* _PROBLEM_
Output the full listing below exactly as it reads, and skip anything that is a picture.
_ _ _ _
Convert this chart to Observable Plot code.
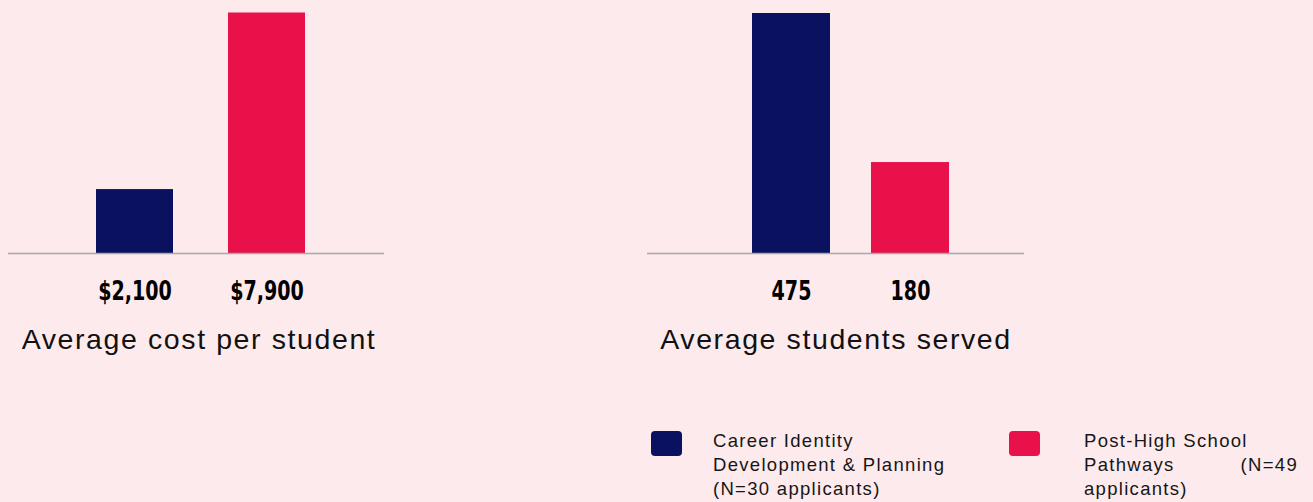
<!DOCTYPE html>
<html><head><meta charset="utf-8">
<script src="https://cdn.jsdelivr.net/npm/d3@7"></script>
<script src="https://cdn.jsdelivr.net/npm/@observablehq/plot@0.6"></script>
<style>
html,body{margin:0;padding:0;background:#fdeaed;}
#wrap{position:relative;width:1313px;height:502px;overflow:hidden;background:#fdeaed;}
.panel{position:absolute;top:0;}
.legend{position:absolute;top:429px;font-family:"Liberation Sans",Arial,Helvetica,sans-serif;font-size:18.5px;line-height:24px;letter-spacing:1.3px;color:#161616;}
.legend .row{display:flex;justify-content:space-between;}
.swatch{position:absolute;top:431px;width:31px;height:25px;border-radius:4px;}
</style></head><body><div id="wrap"></div>
<script>
const groups = ["Career Identity Development & Planning", "Post-High School Pathways"];
const colors = ["#0a1260", "#e8114a"];
const costValues = [2100, 7900];
const costLabels = ["$2,100", "$7,900"];
const servedValues = [475, 180];
const servedLabels = ["475", "180"];
const panelTitles = ["Average cost per student", "Average students served"];
const legendLines = [
  ["Career Identity", "Development & Planning", "(N=30 applicants)"],
  ["Post-High School", ["Pathways", "(N=49"], "applicants)"]
];

const wrap = document.getElementById("wrap");

function panel(values, labels, title, cfg) {
  const data = groups.map((g, i) => ({group: g, value: values[i], label: labels[i]}));
  const svg = Plot.plot({
    width: cfg.width,
    height: 360,
    marginLeft: cfg.marginLeft,
    marginRight: cfg.marginRight,
    marginTop: cfg.marginTop,
    marginBottom: 107,
    style: {background: "transparent", overflow: "visible"},
    x: {domain: groups, range: cfg.xRange, paddingInner: cfg.paddingInner, paddingOuter: 0, axis: null},
    y: {domain: [0, cfg.yMax], axis: null},
    color: {domain: groups, range: colors},
    marks: [
      Plot.barY(data, {x: "group", y: "value", fill: "group"}),
      Plot.ruleY([0], {stroke: "#a9a9a9", strokeWidth: 1.6}),
      Plot.text(data, {x: "group", text: "label", frameAnchor: "bottom", lineAnchor: "bottom", dy: 46,
        fontFamily: "'Liberation Sans Narrow','DejaVu Sans Condensed',sans-serif", fontWeight: "bold", fontSize: 26.5, fill: "#000"}),
      Plot.text([title], {text: d => d, frameAnchor: "bottom", lineAnchor: "bottom", dy: 95, dx: cfg.titleDx,
        fontFamily: "'Liberation Sans',Arial,Helvetica,sans-serif", fontSize: 28.5, fill: "#111"})
    ]
  });
  svg.querySelectorAll('g[aria-label="text"]').forEach(g => {
    if (g.getAttribute("font-size") === "28.5") g.setAttribute("letter-spacing", "1.6");
    if (g.getAttribute("font-size") === "26.5") {
      g.querySelectorAll("text").forEach(t => {
        const tr = t.getAttribute("transform") || "";
        t.setAttribute("transform", tr + " scale(0.8,1)");
      });
    }
  });
  const div = document.createElement("div");
  div.className = "panel";
  div.style.left = cfg.left + "px";
  div.appendChild(svg);
  wrap.appendChild(div);
}

panel(costValues, costLabels, panelTitles[0],
  {left: 0, width: 640, marginLeft: 8, marginRight: 256, marginTop: 12.5, yMax: 7900,
   xRange: [95, 306], paddingInner: 0.4135, titleDx: 2.5});
panel(servedValues, servedLabels, panelTitles[1],
  {left: 640, width: 673, marginLeft: 7, marginRight: 289, marginTop: 13, yMax: 475,
   xRange: [111, 309], paddingInner: 0.345, titleDx: 0});

// Legend
const swLeft = [651, 1009];
const txLeft = [713, 1084];
legendLines.forEach((lines, i) => {
  const sw = document.createElement("div");
  sw.className = "swatch";
  sw.style.left = swLeft[i] + "px";
  sw.style.background = colors[i];
  wrap.appendChild(sw);
  const tx = document.createElement("div");
  tx.className = "legend";
  tx.style.left = txLeft[i] + "px";
  lines.forEach(line => {
    const r = document.createElement("div");
    if (Array.isArray(line)) {
      r.className = "row";
      r.style.width = "214px";
      line.forEach(part => { const s = document.createElement("span"); s.textContent = part; r.appendChild(s); });
    } else {
      r.textContent = line;
    }
    tx.appendChild(r);
  });
  wrap.appendChild(tx);
});
</script>
</body></html>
_ _ _ _
* _TASK RESULT_
Convert this chart to Observable Plot code.
<!DOCTYPE html>
<html><head><meta charset="utf-8">
<script src="https://cdn.jsdelivr.net/npm/d3@7"></script>
<script src="https://cdn.jsdelivr.net/npm/@observablehq/plot@0.6"></script>
<style>
html,body{margin:0;padding:0;background:#fdeaed;}
#wrap{position:relative;width:1313px;height:502px;overflow:hidden;background:#fdeaed;}
.panel{position:absolute;top:0;}
.legend{position:absolute;top:429px;font-family:"Liberation Sans",Arial,Helvetica,sans-serif;font-size:18.5px;line-height:24px;letter-spacing:1.3px;color:#161616;}
.legend .row{display:flex;justify-content:space-between;}
.swatch{position:absolute;top:431px;width:31px;height:25px;border-radius:4px;}
</style></head><body><div id="wrap"></div>
<script>
const groups = ["Career Identity Development & Planning", "Post-High School Pathways"];
const colors = ["#0a1260", "#e8114a"];
const costValues = [2100, 7900];
const costLabels = ["$2,100", "$7,900"];
const servedValues = [475, 180];
const servedLabels = ["475", "180"];
const panelTitles = ["Average cost per student", "Average students served"];
const legendLines = [
  ["Career Identity", "Development & Planning", "(N=30 applicants)"],
  ["Post-High School", ["Pathways", "(N=49"], "applicants)"]
];

const wrap = document.getElementById("wrap");

function panel(values, labels, title, cfg) {
  const data = groups.map((g, i) => ({group: g, value: values[i], label: labels[i]}));
  const svg = Plot.plot({
    width: cfg.width,
    height: 360,
    marginLeft: cfg.marginLeft,
    marginRight: cfg.marginRight,
    marginTop: cfg.marginTop,
    marginBottom: 107,
    style: {background: "transparent", overflow: "visible"},
    x: {domain: groups, range: cfg.xRange, paddingInner: cfg.paddingInner, paddingOuter: 0, axis: null},
    y: {domain: [0, cfg.yMax], axis: null},
    color: {domain: groups, range: colors},
    marks: [
      Plot.barY(data, {x: "group", y: "value", fill: "group"}),
      Plot.ruleY([0], {stroke: "#a9a9a9", strokeWidth: 1.6}),
      Plot.text(data, {x: "group", text: "label", frameAnchor: "bottom", lineAnchor: "bottom", dy: 46,
        fontFamily: "'Liberation Sans Narrow','DejaVu Sans Condensed',sans-serif", fontWeight: "bold", fontSize: 26.5, fill: "#000"}),
      Plot.text([title], {text: d => d, frameAnchor: "bottom", lineAnchor: "bottom", dy: 95, dx: cfg.titleDx,
        fontFamily: "'Liberation Sans',Arial,Helvetica,sans-serif", fontSize: 28.5, fill: "#111"})
    ]
  });
  svg.querySelectorAll('g[aria-label="text"]').forEach(g => {
    if (g.getAttribute("font-size") === "28.5") g.setAttribute("letter-spacing", "1.6");
    if (g.getAttribute("font-size") === "26.5") {
      g.querySelectorAll("text").forEach(t => {
        const tr = t.getAttribute("transform") || "";
        t.setAttribute("transform", tr + " scale(0.8,1)");
      });
    }
  });
  const div = document.createElement("div");
  div.className = "panel";
  div.style.left = cfg.left + "px";
  div.appendChild(svg);
  wrap.appendChild(div);
}

panel(costValues, costLabels, panelTitles[0],
  {left: 0, width: 640, marginLeft: 8, marginRight: 256, marginTop: 12.5, yMax: 7900,
   xRange: [95, 306], paddingInner: 0.4135, titleDx: 2.5});
panel(servedValues, servedLabels, panelTitles[1],
  {left: 640, width: 673, marginLeft: 7, marginRight: 289, marginTop: 13, yMax: 475,
   xRange: [111, 309], paddingInner: 0.345, titleDx: 0});

// Legend
const swLeft = [651, 1009];
const txLeft = [713, 1084];
legendLines.forEach((lines, i) => {
  const sw = document.createElement("div");
  sw.className = "swatch";
  sw.style.left = swLeft[i] + "px";
  sw.style.background = colors[i];
  wrap.appendChild(sw);
  const tx = document.createElement("div");
  tx.className = "legend";
  tx.style.left = txLeft[i] + "px";
  lines.forEach(line => {
    const r = document.createElement("div");
    if (Array.isArray(line)) {
      r.className = "row";
      r.style.width = "214px";
      line.forEach(part => { const s = document.createElement("span"); s.textContent = part; r.appendChild(s); });
    } else {
      r.textContent = line;
    }
    tx.appendChild(r);
  });
  wrap.appendChild(tx);
});
</script>
</body></html>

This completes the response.